The book also reports on what the authors call his “callousness” toward African-Americans.

As governor, Pence refused to pardon a black man who had spent almost a decade in prison for a crime that he clearly hadn’t committed. He also ignored a crisis— similar to the one in Flint, Mich. — in which people in a poor, largely black Indiana city were exposed to dangerously high levels of lead. D’Antonio told me: “I think he’s just as driven by prejudice as Trump is.”

There are discussions of Pence’s stunt flying to Indianapolis for a Colt’s game (so that he could ostentatiously leave when players took a knee), his long association with Betsy DeVos (and their efforts to divert public school children to religious schools via vouchers), his anti-woman, anti-abortion stances (on the House floor, he called for abortion to be a capital offense), the RFRA debacle, and his embrace of despicable Joe Arpaio.

This was after Arpaio’s contempt-of-court conviction for ignoring a federal judge’s order to stop using illegal tactics to torment immigrants.

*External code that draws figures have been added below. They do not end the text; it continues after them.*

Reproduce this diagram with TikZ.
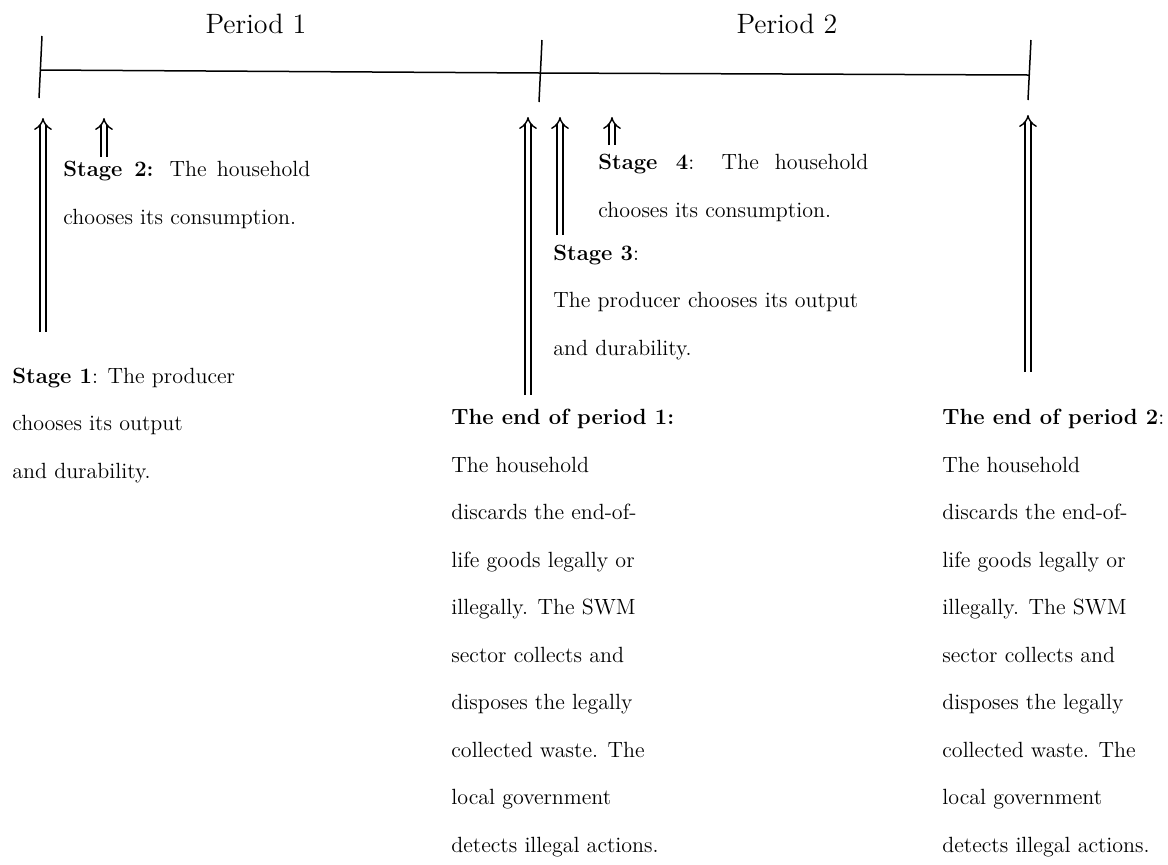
\documentclass[tikz,border=0pt]{standalone}
\usepackage{amsmath}
\usepackage{tikz}
\usetikzlibrary{arrows}

\begin{document}
\begin{tikzpicture}[x=0.5pt,y=-0.5pt,
    txt/.style={anchor=base west,inner sep=0pt,align=left,font=\fontsize{11}{23.75}\selectfont},
    per/.style={anchor=base,inner sep=0pt,font=\fontsize{14}{16}\selectfont},
    tline/.style={line width=0.75pt},
    up/.style={double,double distance=2.4pt,line width=0.7pt,-implies}]
    \useasboundingbox (0,0) rectangle (1168,864);
            % time line
            \node[per] (per1) at (256,33) {Period 1};
            \node[per] (per2) at (787,33) {Period 2};
            \coordinate (p0) at (41,70);
            \coordinate (p1) at (540,73);
            \coordinate (p2) at (1029,75);
            \draw[tline] (42,36) -- (39,98);
            \draw[tline] (542,40) -- (539,102);
            \draw[tline] (1031,40) -- (1028,100);
            \draw[tline] (p0) -- (p1) -- (p2);
            % stages (base = last line)
            \node[txt] (st1) at (12,478) {\textbf{Stage 1}: The producer\\chooses its output\\and durability.};
            \node[txt] (st2) at (63,224) {\makebox[123.5pt][s]{\textbf{Stage 2:} The household}\\chooses its consumption.};
            \node[txt] (st3) at (553,355) {\textbf{Stage 3}:\\The producer chooses its output\\and durability.};
            \node[txt] (st4) at (598,217) {\makebox[135pt][s]{\textbf{Stage 4}: The household}\\chooses its consumption.};
            \node[txt] (end1) at (451,852) {\textbf{The end of period 1:}\\The household\\discards the end-of-\\life goods legally or\\illegally. The SWM\\sector collects and\\disposes the legally\\collected waste. The\\local government\\detects illegal actions.};
            \node[txt] (end2) at (942,852) {\textbf{The end of period 2}:\\The household\\discards the end-of-\\life goods legally or\\illegally. The SWM\\sector collects and\\disposes the legally\\collected waste. The\\local government\\detects illegal actions.};
            % arrows
            \coordinate (a1) at (43,332);   \coordinate (h1) at (43,118);
            \coordinate (a2) at (104,157);  \coordinate (h2) at (104,118);
            \coordinate (a3) at (528,395);  \coordinate (h3) at (528,117);
            \coordinate (a4) at (560,235);  \coordinate (h4) at (560,117);
            \coordinate (a5) at (612,145);  \coordinate (h5) at (612,117);
            \coordinate (a6) at (1028,372); \coordinate (h6) at (1028,115);
            \foreach \i in {1,...,6}
                \draw[up] (a\i) -- (h\i);
        \end{tikzpicture}
\end{document}
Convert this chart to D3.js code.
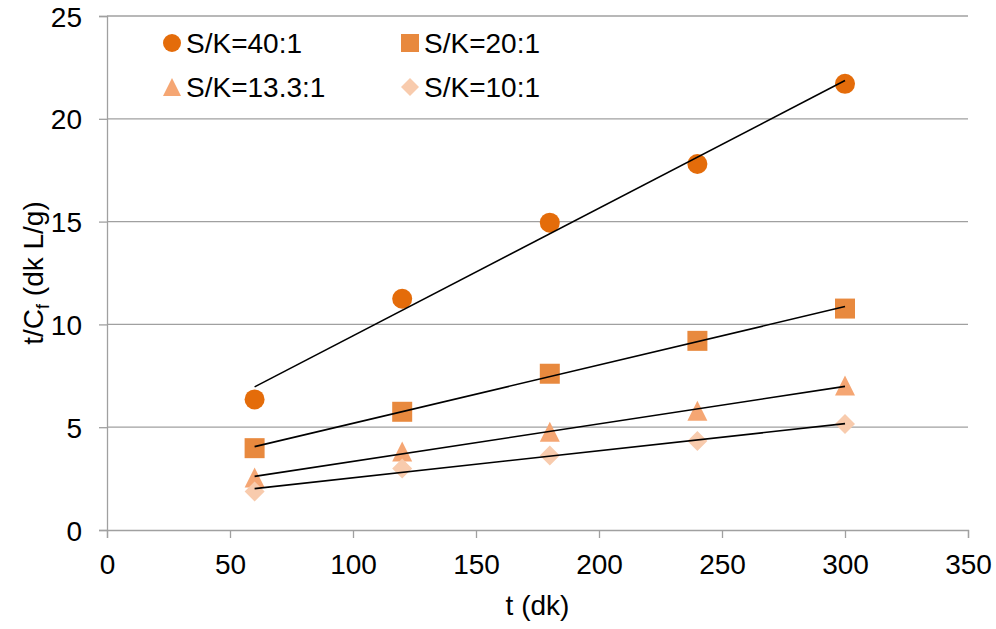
<!DOCTYPE html>
<html>
<head>
<meta charset="utf-8">
<script src="https://cdn.jsdelivr.net/npm/d3@7"></script>
<style>
  html, body { margin: 0; padding: 0; background: #fff; }
  svg text { font-family: "Liberation Sans", Arial, sans-serif; fill: #000; }
</style>
</head>
<body>
<svg id="chart" width="996" height="629"></svg>
<script>
// Sampling times (dk)
const times = [60, 120, 180, 240, 300];

// t/Cf values for each solid/liquid ratio
const sk40 = [6.35, 11.25, 14.95, 17.8, 21.7];
const sk20 = [3.98, 5.75, 7.6, 9.2, 10.77];
const sk13 = [2.55, 3.82, 4.78, 5.8, 7.03];
const sk10 = [1.87, 2.99, 3.62, 4.33, 5.15];

const seriesNames = ["S/K=40:1", "S/K=20:1", "S/K=13.3:1", "S/K=10:1"];
const seriesColors = ["#E46C0A", "#E8893E", "#F5A673", "#F8CBAD"];

const xTicks = [0, 50, 100, 150, 200, 250, 300, 350];
const yTicks = [0, 5, 10, 15, 20, 25];

// Marker shapes; "size" here is the full width of the marker in px
const shapes = {
  circle: { draw(ctx, w) { const r = w / 2; ctx.moveTo(r, 0); ctx.arc(0, 0, r, 0, 2 * Math.PI); } },
  square: { draw(ctx, w) { const h = w / 2; ctx.rect(-h, -h, w, w); } },
  triangle: { draw(ctx, w) { const h = w / 2; ctx.moveTo(0, -h); ctx.lineTo(h, h); ctx.lineTo(-h, h); ctx.closePath(); } },
  diamond: { draw(ctx, w) { const h = w / 2; ctx.moveTo(0, -h); ctx.lineTo(h, 0); ctx.lineTo(0, h); ctx.lineTo(-h, 0); ctx.closePath(); } }
};
const seriesShapes = [shapes.circle, shapes.square, shapes.triangle, shapes.diamond];
const markerW = [20, 20, 20, 20];
const legendW = [18, 18, 18, 18];

const series = [sk40, sk20, sk13, sk10].map((vals, i) => ({
  name: seriesNames[i],
  color: seriesColors[i],
  shape: seriesShapes[i],
  mw: markerW[i],
  lw: legendW[i],
  points: times.map((t, j) => ({ x: t, y: vals[j] }))
}));

const svg = d3.select("#chart");
const margin = { left: 107, right: 28, top: 16, bottom: 99 };
const W = 996, H = 629;
const FONT = 28;

const x = d3.scaleLinear().domain([0, 350]).range([margin.left, W - margin.right]);
const y = d3.scaleLinear().domain([0, 25]).range([H - margin.bottom, margin.top]);

// Horizontal gridlines
svg.append("g").selectAll("line").data(yTicks.slice(1)).join("line")
  .attr("x1", x(0)).attr("x2", x(350))
  .attr("y1", d => y(d)).attr("y2", d => y(d))
  .attr("stroke", "#A0A0A0").attr("stroke-width", 1.3);

// Axes
const gx = svg.append("g").attr("transform", `translate(0,${y(0)})`)
  .call(d3.axisBottom(x).tickValues(xTicks).tickSize(8).tickPadding(16));
const gy = svg.append("g").attr("transform", `translate(${x(0)},0)`)
  .call(d3.axisLeft(y).tickValues(yTicks).tickSize(8).tickPadding(17));
[gx, gy].forEach(g => {
  g.select(".domain").attr("stroke", "#A0A0A0").attr("stroke-width", 1.3);
  g.selectAll(".tick line").attr("stroke", "#A0A0A0").attr("stroke-width", 1.3);
  g.selectAll(".tick text").attr("font-size", FONT)
    .style("font-family", "'Liberation Sans', Arial, sans-serif").attr("fill", "#000");
});
gy.selectAll(".tick text").attr("dy", "0.36em");

// Axis titles
svg.append("text").attr("x", (x(0) + x(350)) / 2).attr("y", 615)
  .attr("text-anchor", "middle").attr("font-size", FONT).text("t (dk)");

const yt = svg.append("text")
  .attr("transform", `translate(43,${(y(0) + y(25)) / 2}) rotate(-90)`)
  .attr("text-anchor", "middle").attr("font-size", FONT);
yt.append("tspan").text("t/C");
yt.append("tspan").attr("font-size", 18).attr("dy", 6).text("f");
yt.append("tspan").attr("dy", -6).text(" (dk L/g)");

// Least-squares trend line for each series
function fit(pts) {
  const mx = d3.mean(pts, p => p.x), my = d3.mean(pts, p => p.y);
  const b = d3.sum(pts, p => (p.x - mx) * (p.y - my)) / d3.sum(pts, p => (p.x - mx) ** 2);
  return { a: my - b * mx, b };
}
const line = d3.line().x(d => x(d.x)).y(d => y(d.y));

// Markers
series.forEach(s => {
  const sym = d3.symbol().type(s.shape).size(s.mw);
  svg.append("g").selectAll("path").data(s.points).join("path")
    .attr("transform", d => `translate(${x(d.x)},${y(d.y)})`)
    .attr("d", sym).attr("fill", s.color);
});

// Trend lines drawn over the markers
series.forEach(s => {
  const f = fit(s.points);
  const ends = [times[0], times[times.length - 1]].map(t => ({ x: t, y: f.a + f.b * t }));
  svg.append("path").attr("d", line(ends)).attr("fill", "none")
    .attr("stroke", "#000").attr("stroke-width", 1.6);
});

// Legend
const legendPos = [[172, 43], [410, 43], [172, 87], [410, 87]];
series.forEach((s, i) => {
  const [lx, ly] = legendPos[i];
  const g = svg.append("g").attr("transform", `translate(${lx},${ly})`);
  g.append("path").attr("d", d3.symbol().type(s.shape).size(s.lw)()).attr("fill", s.color);
  g.append("text").attr("x", 14).attr("y", 0).attr("dy", "0.36em")
    .attr("font-size", FONT).text(s.name);
});
</script>
</body>
</html>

The conservative columnist George Will seized on Pence’s speech to write that Pence had dethroned Trump as “America’s most repulsive public figure.”

The column didn’t say whether the book addressed the recently publicized consequences of his family gas station business’ bankruptcy, which left Hoosier taxpayers on the hook for millions in environmental cleanup costs. But Bruni does recount two illuminating episodes from Pence’s college days that evidently emerged after the book went to press:

One involved a woman in Pence’s weekly college prayer group. When she couldn’t describe a discrete “born again” experience, “he lectured her on her deficiencies as a Christian and said that she really wasn’t the sort of Christian that needed to be in this group,” D’Antonio said.

Another involved a college friend of Pence’s who later sought his counsel about coming out as gay. D’Antonio said that Pence told the friend: “You have to stay closeted, you have to get help, you’re sick and you’re not my friend anymore.”

What sort of person tells a friend who is experiencing a crisis “You’re sick and you’re not my friend anymore”?

There’s an easy answer to that question–a thoroughly despicable one.